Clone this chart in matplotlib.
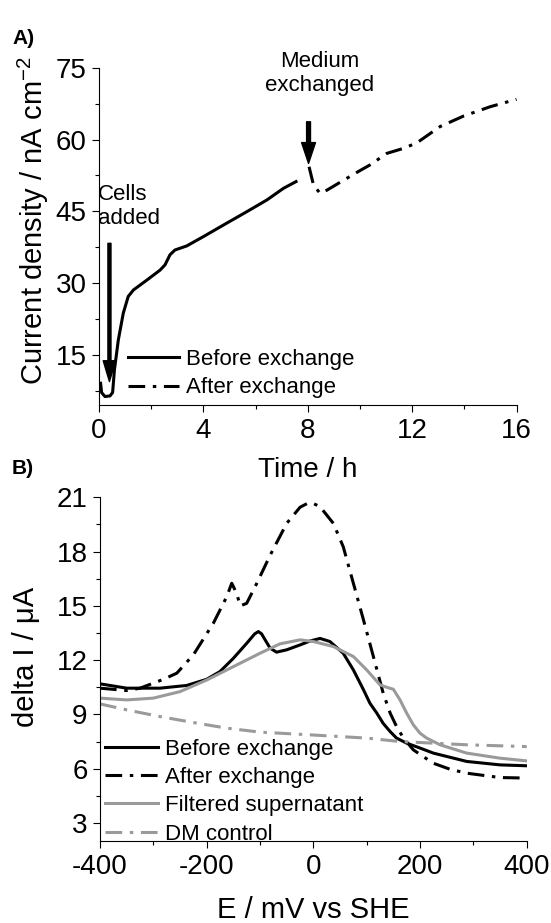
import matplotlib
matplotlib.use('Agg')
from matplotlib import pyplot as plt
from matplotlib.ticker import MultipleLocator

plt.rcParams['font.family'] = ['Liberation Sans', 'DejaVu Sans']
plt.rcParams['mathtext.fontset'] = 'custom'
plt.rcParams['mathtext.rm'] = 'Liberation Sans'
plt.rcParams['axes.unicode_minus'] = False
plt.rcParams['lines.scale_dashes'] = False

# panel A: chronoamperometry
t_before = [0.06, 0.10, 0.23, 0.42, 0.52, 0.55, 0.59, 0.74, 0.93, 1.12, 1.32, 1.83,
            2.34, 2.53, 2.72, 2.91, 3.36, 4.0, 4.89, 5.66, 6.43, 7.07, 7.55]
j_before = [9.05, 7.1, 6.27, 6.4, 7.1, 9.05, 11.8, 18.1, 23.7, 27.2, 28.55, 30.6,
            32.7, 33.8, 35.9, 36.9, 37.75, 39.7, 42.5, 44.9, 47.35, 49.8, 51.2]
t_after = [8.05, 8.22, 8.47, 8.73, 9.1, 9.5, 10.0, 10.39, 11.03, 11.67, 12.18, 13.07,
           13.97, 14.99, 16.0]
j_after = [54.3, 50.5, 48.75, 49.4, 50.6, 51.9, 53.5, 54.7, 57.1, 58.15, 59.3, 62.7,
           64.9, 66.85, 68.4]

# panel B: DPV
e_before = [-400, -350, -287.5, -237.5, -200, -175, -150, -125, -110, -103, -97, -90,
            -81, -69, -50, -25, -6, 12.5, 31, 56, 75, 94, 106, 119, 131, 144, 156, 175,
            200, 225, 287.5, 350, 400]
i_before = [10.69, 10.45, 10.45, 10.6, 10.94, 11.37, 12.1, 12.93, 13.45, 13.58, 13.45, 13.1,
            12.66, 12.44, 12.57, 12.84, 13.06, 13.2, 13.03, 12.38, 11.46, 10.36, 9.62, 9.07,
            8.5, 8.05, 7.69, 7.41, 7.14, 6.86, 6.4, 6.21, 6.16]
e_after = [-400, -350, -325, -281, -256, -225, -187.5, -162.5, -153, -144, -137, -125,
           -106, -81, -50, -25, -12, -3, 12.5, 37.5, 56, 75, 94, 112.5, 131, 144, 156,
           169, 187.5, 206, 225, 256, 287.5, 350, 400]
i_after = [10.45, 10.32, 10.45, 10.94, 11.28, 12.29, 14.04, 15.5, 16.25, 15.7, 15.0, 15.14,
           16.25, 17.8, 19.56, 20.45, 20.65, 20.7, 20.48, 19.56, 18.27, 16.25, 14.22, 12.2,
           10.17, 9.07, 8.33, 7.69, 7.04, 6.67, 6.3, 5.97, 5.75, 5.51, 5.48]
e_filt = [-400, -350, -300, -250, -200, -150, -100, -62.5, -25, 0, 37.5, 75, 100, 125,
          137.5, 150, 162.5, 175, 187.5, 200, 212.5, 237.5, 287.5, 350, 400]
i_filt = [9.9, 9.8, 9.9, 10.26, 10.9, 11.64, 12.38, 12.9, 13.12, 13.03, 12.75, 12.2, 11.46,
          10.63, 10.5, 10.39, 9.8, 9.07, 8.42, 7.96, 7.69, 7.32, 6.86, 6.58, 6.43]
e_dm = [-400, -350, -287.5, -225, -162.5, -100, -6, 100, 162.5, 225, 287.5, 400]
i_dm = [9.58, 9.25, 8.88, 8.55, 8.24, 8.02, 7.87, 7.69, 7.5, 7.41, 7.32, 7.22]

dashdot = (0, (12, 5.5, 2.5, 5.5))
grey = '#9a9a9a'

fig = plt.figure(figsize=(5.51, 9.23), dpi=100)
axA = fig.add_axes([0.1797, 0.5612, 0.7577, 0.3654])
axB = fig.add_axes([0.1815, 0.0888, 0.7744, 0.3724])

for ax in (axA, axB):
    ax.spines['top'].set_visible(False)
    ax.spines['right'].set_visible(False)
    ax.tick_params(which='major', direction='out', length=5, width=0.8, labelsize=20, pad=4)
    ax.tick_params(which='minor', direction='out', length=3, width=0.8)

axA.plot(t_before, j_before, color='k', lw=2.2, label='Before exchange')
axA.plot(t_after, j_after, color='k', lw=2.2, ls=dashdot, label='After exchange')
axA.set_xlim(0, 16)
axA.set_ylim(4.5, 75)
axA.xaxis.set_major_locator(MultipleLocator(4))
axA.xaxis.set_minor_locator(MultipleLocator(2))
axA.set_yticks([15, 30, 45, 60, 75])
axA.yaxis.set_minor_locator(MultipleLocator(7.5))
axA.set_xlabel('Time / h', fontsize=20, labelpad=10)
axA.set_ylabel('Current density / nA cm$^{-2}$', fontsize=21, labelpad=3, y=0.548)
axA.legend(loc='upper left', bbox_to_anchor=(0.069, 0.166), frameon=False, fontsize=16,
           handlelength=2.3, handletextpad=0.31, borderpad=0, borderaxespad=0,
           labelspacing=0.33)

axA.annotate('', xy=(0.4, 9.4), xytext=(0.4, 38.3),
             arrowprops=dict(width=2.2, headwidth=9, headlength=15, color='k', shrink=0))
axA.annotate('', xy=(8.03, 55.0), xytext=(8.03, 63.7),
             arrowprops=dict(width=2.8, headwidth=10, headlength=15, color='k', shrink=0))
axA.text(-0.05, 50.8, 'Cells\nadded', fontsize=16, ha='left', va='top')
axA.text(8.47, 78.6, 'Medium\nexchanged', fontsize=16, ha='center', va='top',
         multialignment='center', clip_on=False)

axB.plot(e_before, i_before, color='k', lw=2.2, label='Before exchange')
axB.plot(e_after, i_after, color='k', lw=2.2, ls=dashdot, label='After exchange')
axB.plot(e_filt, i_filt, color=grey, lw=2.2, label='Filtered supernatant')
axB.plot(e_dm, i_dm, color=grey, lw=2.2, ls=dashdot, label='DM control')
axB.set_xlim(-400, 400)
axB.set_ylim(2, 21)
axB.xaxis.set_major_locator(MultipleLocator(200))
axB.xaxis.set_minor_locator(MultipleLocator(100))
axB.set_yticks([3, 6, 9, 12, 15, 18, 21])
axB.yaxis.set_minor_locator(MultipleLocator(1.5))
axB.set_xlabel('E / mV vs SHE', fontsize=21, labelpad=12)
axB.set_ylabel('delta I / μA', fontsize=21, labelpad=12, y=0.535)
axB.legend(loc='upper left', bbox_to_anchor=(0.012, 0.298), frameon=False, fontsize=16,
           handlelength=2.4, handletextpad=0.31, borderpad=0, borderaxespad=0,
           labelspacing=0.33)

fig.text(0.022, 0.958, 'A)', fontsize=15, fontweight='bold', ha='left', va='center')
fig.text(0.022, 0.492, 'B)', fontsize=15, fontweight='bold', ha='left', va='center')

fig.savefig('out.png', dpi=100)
::::
Problem requirements – With all pictures left out, please transcribe exactly the lines from the start of the material through the line with "plt.rcParams['lines.scale_dashes'] = False".

Exercise result –
Clone this chart in matplotlib.
import matplotlib
matplotlib.use('Agg')
from matplotlib import pyplot as plt
from matplotlib.ticker import MultipleLocator

plt.rcParams['font.family'] = ['Liberation Sans', 'DejaVu Sans']
plt.rcParams['mathtext.fontset'] = 'custom'
plt.rcParams['mathtext.rm'] = 'Liberation Sans'
plt.rcParams['axes.unicode_minus'] = False
plt.rcParams['lines.scale_dashes'] = False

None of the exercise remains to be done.